* Begin DATA SECTION *
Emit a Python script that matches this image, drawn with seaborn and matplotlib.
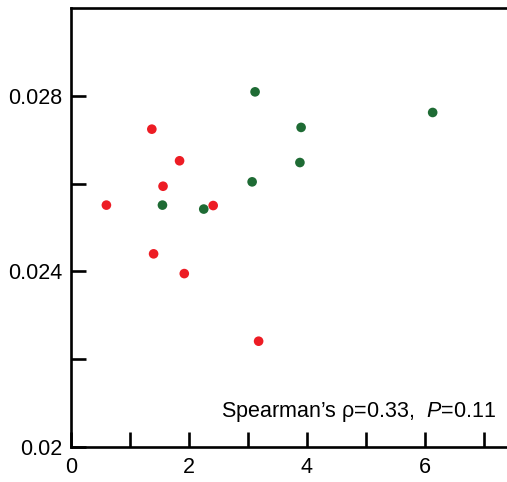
import matplotlib
matplotlib.use("Agg")
import matplotlib.pyplot as plt
import seaborn as sns
import pandas as pd

# Data
red_x = [0.60, 1.37, 1.84, 1.56, 2.41, 1.40, 1.92, 3.18]
red_y = [0.02551, 0.02724, 0.02652, 0.02594, 0.02550, 0.02440, 0.02395, 0.02241]
green_x = [3.12, 3.90, 3.88, 3.07, 1.55, 2.25, 6.13]
green_y = [0.02809, 0.02728, 0.02648, 0.02604, 0.02551, 0.02542, 0.02762]
groups = ["red", "green"]
x_ticks = [0, 1, 2, 3, 4, 5, 6, 7]
x_labels = ["0", "", "2", "", "4", "", "6", ""]
y_ticks = [0.02, 0.022, 0.024, 0.026, 0.028]
y_labels = ["0.02", "", "0.024", "", "0.028"]
annotation = "Spearman\u2019s \u03c1=0.33,  $P$=0.11"

df = pd.DataFrame({
    "x": red_x + green_x,
    "y": red_y + green_y,
    "group": [groups[0]] * len(red_x) + [groups[1]] * len(green_x),
})

sns.set_style("ticks")
plt.rcParams["font.family"] = ["Liberation Sans", "DejaVu Sans"]
plt.rcParams["mathtext.fontset"] = "custom"
plt.rcParams["mathtext.it"] = "Liberation Sans:italic"
plt.rcParams["mathtext.rm"] = "Liberation Sans"
plt.rcParams["text.color"] = "black"

fig = plt.figure(figsize=(5.07, 4.82), dpi=100)
ax = fig.add_axes([71 / 507, 1 - 447 / 482, 1 - 71 / 507, (447 - 8) / 482])

sns.scatterplot(data=df, x="x", y="y", hue="group",
                palette={"red": "#ED1C24", "green": "#1E6B34"},
                s=48, edgecolor="none", legend=False, ax=ax)

ax.set_xlim(0, 7.39)
ax.set_ylim(0.02, 0.03)
ax.set_xticks(x_ticks)
ax.set_xticklabels(x_labels)
ax.set_yticks(y_ticks)
ax.set_yticklabels(y_labels)
ax.set_xlabel("")
ax.set_ylabel("")

for side in ["left", "bottom", "top"]:
    ax.spines[side].set_linewidth(1.9)
    ax.spines[side].set_color("black")
ax.spines["right"].set_visible(False)
ax.tick_params(axis="both", direction="in", length=11, width=1.9,
               labelsize=15.5, colors="black", pad=6)
ax.tick_params(axis="x", pad=7)

ax.text(0.975, 0.068, annotation, transform=ax.transAxes,
        ha="right", va="baseline", fontsize=15.5, color="black")

fig.savefig("out.png", dpi=100)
* End DATA SECTION *
Using the material above, set down every line exactly, but skip the pictures.

Emit a Python script that matches this image, drawn with seaborn and matplotlib.
import matplotlib
matplotlib.use("Agg")
import matplotlib.pyplot as plt
import seaborn as sns
import pandas as pd

# Data
red_x = [0.60, 1.37, 1.84, 1.56, 2.41, 1.40, 1.92, 3.18]
red_y = [0.02551, 0.02724, 0.02652, 0.02594, 0.02550, 0.02440, 0.02395, 0.02241]
green_x = [3.12, 3.90, 3.88, 3.07, 1.55, 2.25, 6.13]
green_y = [0.02809, 0.02728, 0.02648, 0.02604, 0.02551, 0.02542, 0.02762]
groups = ["red", "green"]
x_ticks = [0, 1, 2, 3, 4, 5, 6, 7]
x_labels = ["0", "", "2", "", "4", "", "6", ""]
y_ticks = [0.02, 0.022, 0.024, 0.026, 0.028]
y_labels = ["0.02", "", "0.024", "", "0.028"]
annotation = "Spearman\u2019s \u03c1=0.33,  $P$=0.11"

df = pd.DataFrame({
    "x": red_x + green_x,
    "y": red_y + green_y,
    "group": [groups[0]] * len(red_x) + [groups[1]] * len(green_x),
})

sns.set_style("ticks")
plt.rcParams["font.family"] = ["Liberation Sans", "DejaVu Sans"]
plt.rcParams["mathtext.fontset"] = "custom"
plt.rcParams["mathtext.it"] = "Liberation Sans:italic"
plt.rcParams["mathtext.rm"] = "Liberation Sans"
plt.rcParams["text.color"] = "black"

fig = plt.figure(figsize=(5.07, 4.82), dpi=100)
ax = fig.add_axes([71 / 507, 1 - 447 / 482, 1 - 71 / 507, (447 - 8) / 482])

sns.scatterplot(data=df, x="x", y="y", hue="group",
                palette={"red": "#ED1C24", "green": "#1E6B34"},
                s=48, edgecolor="none", legend=False, ax=ax)

ax.set_xlim(0, 7.39)
ax.set_ylim(0.02, 0.03)
ax.set_xticks(x_ticks)
ax.set_xticklabels(x_labels)
ax.set_yticks(y_ticks)
ax.set_yticklabels(y_labels)
ax.set_xlabel("")
ax.set_ylabel("")

for side in ["left", "bottom", "top"]:
    ax.spines[side].set_linewidth(1.9)
    ax.spines[side].set_color("black")
ax.spines["right"].set_visible(False)
ax.tick_params(axis="both", direction="in", length=11, width=1.9,
               labelsize=15.5, colors="black", pad=6)
ax.tick_params(axis="x", pad=7)

ax.text(0.975, 0.068, annotation, transform=ax.transAxes,
        ha="right", va="baseline", fontsize=15.5, color="black")

fig.savefig("out.png", dpi=100)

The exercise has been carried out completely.